To gain further insights about the metal-catalyzed 1,5 C–C bond migration, we then prepared 1,3-dienyl cyclopropane 9 and treated it with Rh^I catalyst. In the absence of CO, triene 10 was isolated in 77% yield under the standard reaction conditions in Table 2.^[26] No reaction occurred in the presence of CO.^[27] This confirmed the importance of the allene group in intermediate 2 for the net 1,5 C–C bond migration.

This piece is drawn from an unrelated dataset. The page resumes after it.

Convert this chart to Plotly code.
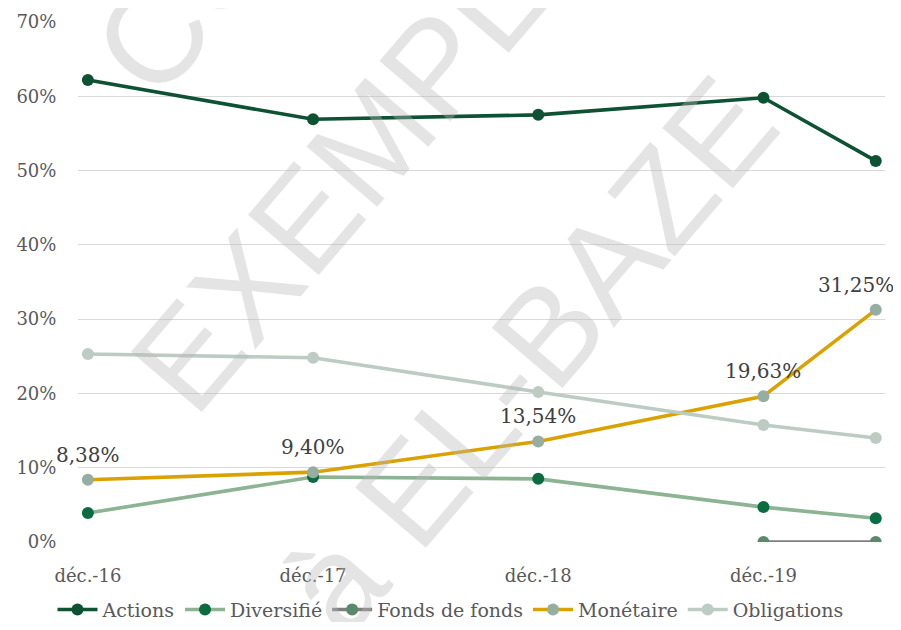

We also prepared allene 11 by treating propargyl ester 1q with excess methyl cuprate reagents.^[28] Under our standard reaction conditions in Table 2, seven-membered-ring product 12 could be obtained in 62% yield from allene 11, thus indicating that the acyloxy substituent in intermediate 2 is not required for the ring expansion. However, the acyloxy substituent is important for differentiating the three double bonds in product 3 for selective functionalization.^[16]

In summary, we developed a novel method for the preparation of highly functionalized seven-membered rings directly from substituted cyclopropanes through a 1,5 C–C migration. This method may provide efficient access to mono-and polycyclic bioactive sesquiterpenoids that contain isopropylidene cycloheptanones.^[29] The π-acidic rhodium catalyst is essential for the conversion of readily available cyclopropanes with propargyl ester group to alkylidene cycloheptadienes with three well-differentiated double bonds. Further studies to understand the details of the 1,5 C–C bond migration and apply this tandem isomerization reaction to the synthesis of bioactive compounds are currently in progress.